SOURCE EXCERPT

- - - - - - -

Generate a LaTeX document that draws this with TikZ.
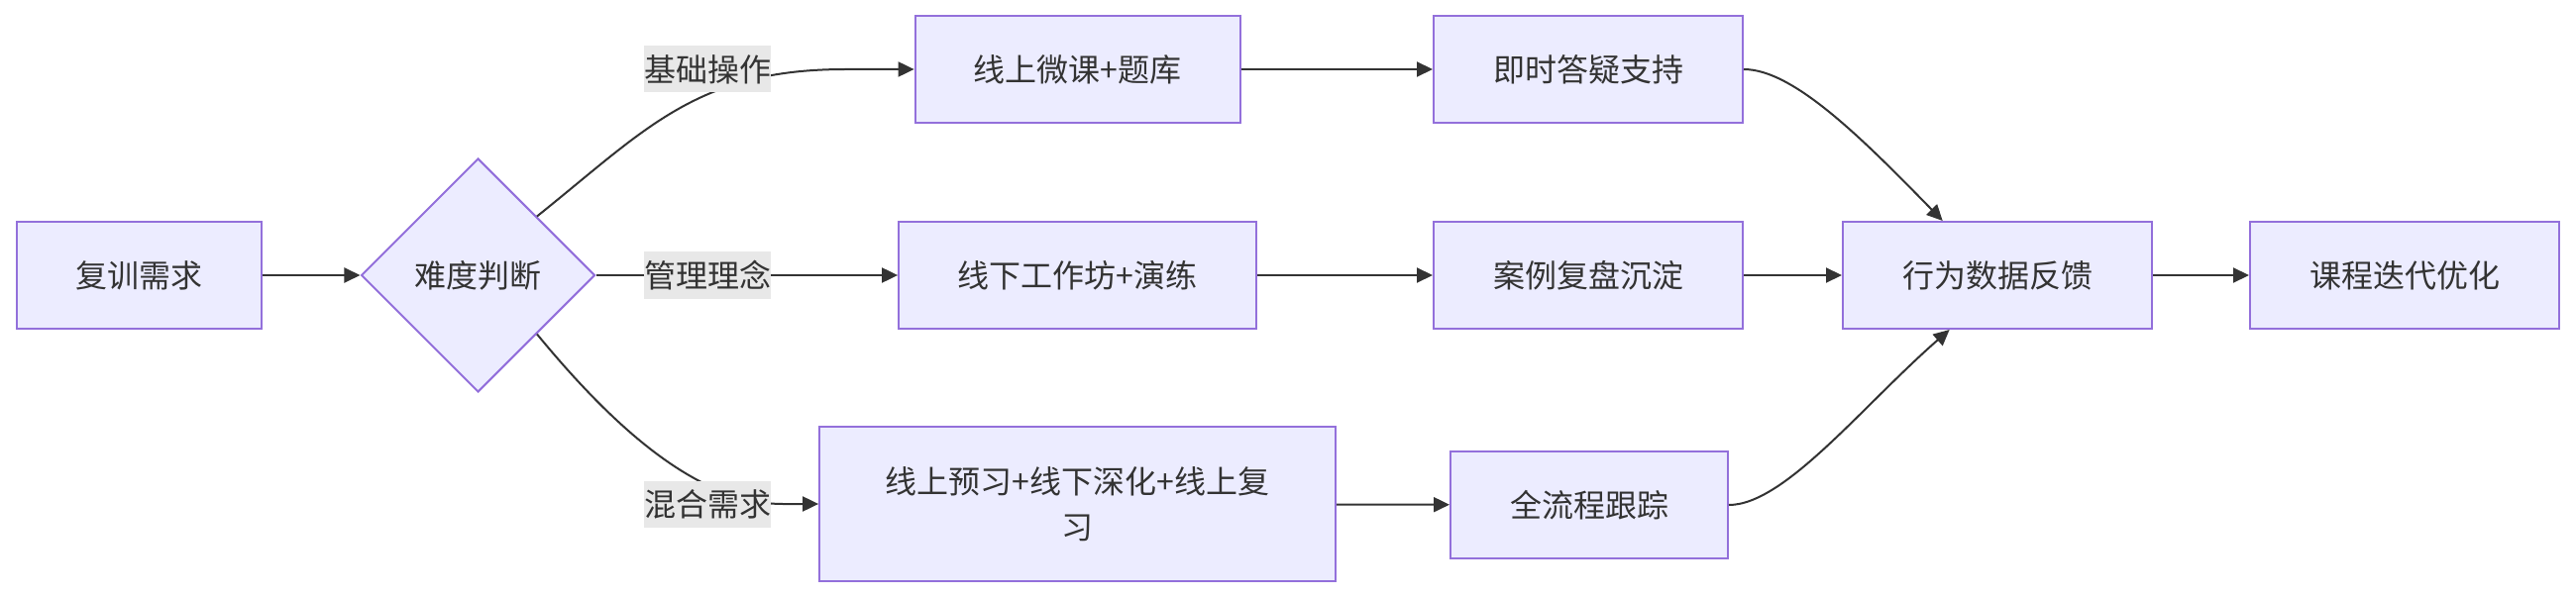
\documentclass[tikz,border=0pt]{standalone}
\usepackage{fontspec}
\setmainfont{Noto Sans CJK SC}
\usetikzlibrary{shapes.geometric,arrows.meta,calc}
\definecolor{nodefill}{HTML}{ECECFF}
\definecolor{nodeline}{HTML}{9370DB}
\definecolor{edgeline}{HTML}{333333}
\definecolor{txt}{HTML}{333333}
\definecolor{lblbg}{HTML}{E8E8E8}
\begin{document}
\begin{tikzpicture}[x=1pt,y=-1pt,
  box/.style={draw=nodeline, fill=nodefill, line width=2pt, inner sep=0pt,
    minimum height=108pt, text=txt, font=\fontsize{32}{46}\selectfont},
  dia/.style={diamond, aspect=1, draw=nodeline, fill=nodefill, line width=2pt,
    inner sep=0pt, minimum width=236pt, minimum height=236pt, text=txt,
    font=\fontsize{32}{46}\selectfont},
  lbl/.style={fill=lblbg, inner sep=0pt, minimum width=128pt, minimum height=47pt,
    text=txt, font=\fontsize{32}{46}\selectfont},
  arr/.style={draw=edgeline, line width=2pt, -{Triangle[length=16pt,width=15pt]}}]
\useasboundingbox (0,0) rectangle (2600,604);
% nodes
\node[box, minimum width=247pt] (a) at (140,278) {复训需求};
\node[dia] (b) at (482.5,278) {难度判断};
\node[box, minimum width=328pt] (c) at (1087.6,70) {线上微课+题库};
\node[box, minimum width=312pt] (d) at (1603,70) {即时答疑支持};
\node[box, minimum width=361pt] (e) at (1087.6,278) {线下工作坊+演练};
\node[box, minimum width=312pt] (f) at (1603,278) {案例复盘沉淀};
\node[box, minimum width=521pt, minimum height=156pt, align=center] (g) at (1087.6,509) {线上预习+线下深化+线上复\\习};
\node[box, minimum width=280pt] (h) at (1604,510) {全流程跟踪};
\node[box, minimum width=312pt] (i) at (2016,278) {行为数据反馈};
\node[box, minimum width=312pt] (j) at (2427,278) {课程迭代优化};
% helper coordinates
\coordinate (k1) at (853,70);
\coordinate (k3) at (790,509);
\coordinate (i1) at ($(i.north west)!0.324!(i.north east)$);
\coordinate (i2) at ($(i.south west)!0.346!(i.south east)$);
% edges
\draw[arr] (a) -- (b);
\draw[arr] (b.north east) .. controls +(110,-88) and +(-150,0) .. (k1) -- (c.west);
\draw[arr] (b.east) -- (e.west);
\draw[arr] (b.south east) .. controls +(70,85) and +(-90,0) .. (k3) -- (g.west);
\draw[arr] (c) -- (d);
\draw[arr] (e) -- (f);
\draw[arr] (g) -- (h);
\draw[arr] (d.east) .. controls +(50,0) and +(-81,-83) .. (i1);
\draw[arr] (f) -- (i);
\draw[arr] (h.east) .. controls +(56,0) and +(-88,77) .. (i2);
\draw[arr] (i) -- (j);
% edge labels
\node[lbl] (l1) at (714,70) {基础操作};
\node[lbl] (l2) at (714,278) {管理理念};
\node[lbl] (l3) at (714,509) {混合需求};
\end{tikzpicture}
\end{document}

- - - - - - -

EXERCISE DIRECTIONS
Using the material above, set down every line exactly, but skip the pictures.

EXPECTED ANSWER
Generate a LaTeX document that draws this with TikZ.
\documentclass[tikz,border=0pt]{standalone}
\usepackage{fontspec}
\setmainfont{Noto Sans CJK SC}
\usetikzlibrary{shapes.geometric,arrows.meta,calc}
\definecolor{nodefill}{HTML}{ECECFF}
\definecolor{nodeline}{HTML}{9370DB}
\definecolor{edgeline}{HTML}{333333}
\definecolor{txt}{HTML}{333333}
\definecolor{lblbg}{HTML}{E8E8E8}
\begin{document}
\begin{tikzpicture}[x=1pt,y=-1pt,
  box/.style={draw=nodeline, fill=nodefill, line width=2pt, inner sep=0pt,
    minimum height=108pt, text=txt, font=\fontsize{32}{46}\selectfont},
  dia/.style={diamond, aspect=1, draw=nodeline, fill=nodefill, line width=2pt,
    inner sep=0pt, minimum width=236pt, minimum height=236pt, text=txt,
    font=\fontsize{32}{46}\selectfont},
  lbl/.style={fill=lblbg, inner sep=0pt, minimum width=128pt, minimum height=47pt,
    text=txt, font=\fontsize{32}{46}\selectfont},
  arr/.style={draw=edgeline, line width=2pt, -{Triangle[length=16pt,width=15pt]}}]
\useasboundingbox (0,0) rectangle (2600,604);
% nodes
\node[box, minimum width=247pt] (a) at (140,278) {复训需求};
\node[dia] (b) at (482.5,278) {难度判断};
\node[box, minimum width=328pt] (c) at (1087.6,70) {线上微课+题库};
\node[box, minimum width=312pt] (d) at (1603,70) {即时答疑支持};
\node[box, minimum width=361pt] (e) at (1087.6,278) {线下工作坊+演练};
\node[box, minimum width=312pt] (f) at (1603,278) {案例复盘沉淀};
\node[box, minimum width=521pt, minimum height=156pt, align=center] (g) at (1087.6,509) {线上预习+线下深化+线上复\\习};
\node[box, minimum width=280pt] (h) at (1604,510) {全流程跟踪};
\node[box, minimum width=312pt] (i) at (2016,278) {行为数据反馈};
\node[box, minimum width=312pt] (j) at (2427,278) {课程迭代优化};
% helper coordinates
\coordinate (k1) at (853,70);
\coordinate (k3) at (790,509);
\coordinate (i1) at ($(i.north west)!0.324!(i.north east)$);
\coordinate (i2) at ($(i.south west)!0.346!(i.south east)$);
% edges
\draw[arr] (a) -- (b);
\draw[arr] (b.north east) .. controls +(110,-88) and +(-150,0) .. (k1) -- (c.west);
\draw[arr] (b.east) -- (e.west);
\draw[arr] (b.south east) .. controls +(70,85) and +(-90,0) .. (k3) -- (g.west);
\draw[arr] (c) -- (d);
\draw[arr] (e) -- (f);
\draw[arr] (g) -- (h);
\draw[arr] (d.east) .. controls +(50,0) and +(-81,-83) .. (i1);
\draw[arr] (f) -- (i);
\draw[arr] (h.east) .. controls +(56,0) and +(-88,77) .. (i2);
\draw[arr] (i) -- (j);
% edge labels
\node[lbl] (l1) at (714,70) {基础操作};
\node[lbl] (l2) at (714,278) {管理理念};
\node[lbl] (l3) at (714,509) {混合需求};
\end{tikzpicture}
\end{document}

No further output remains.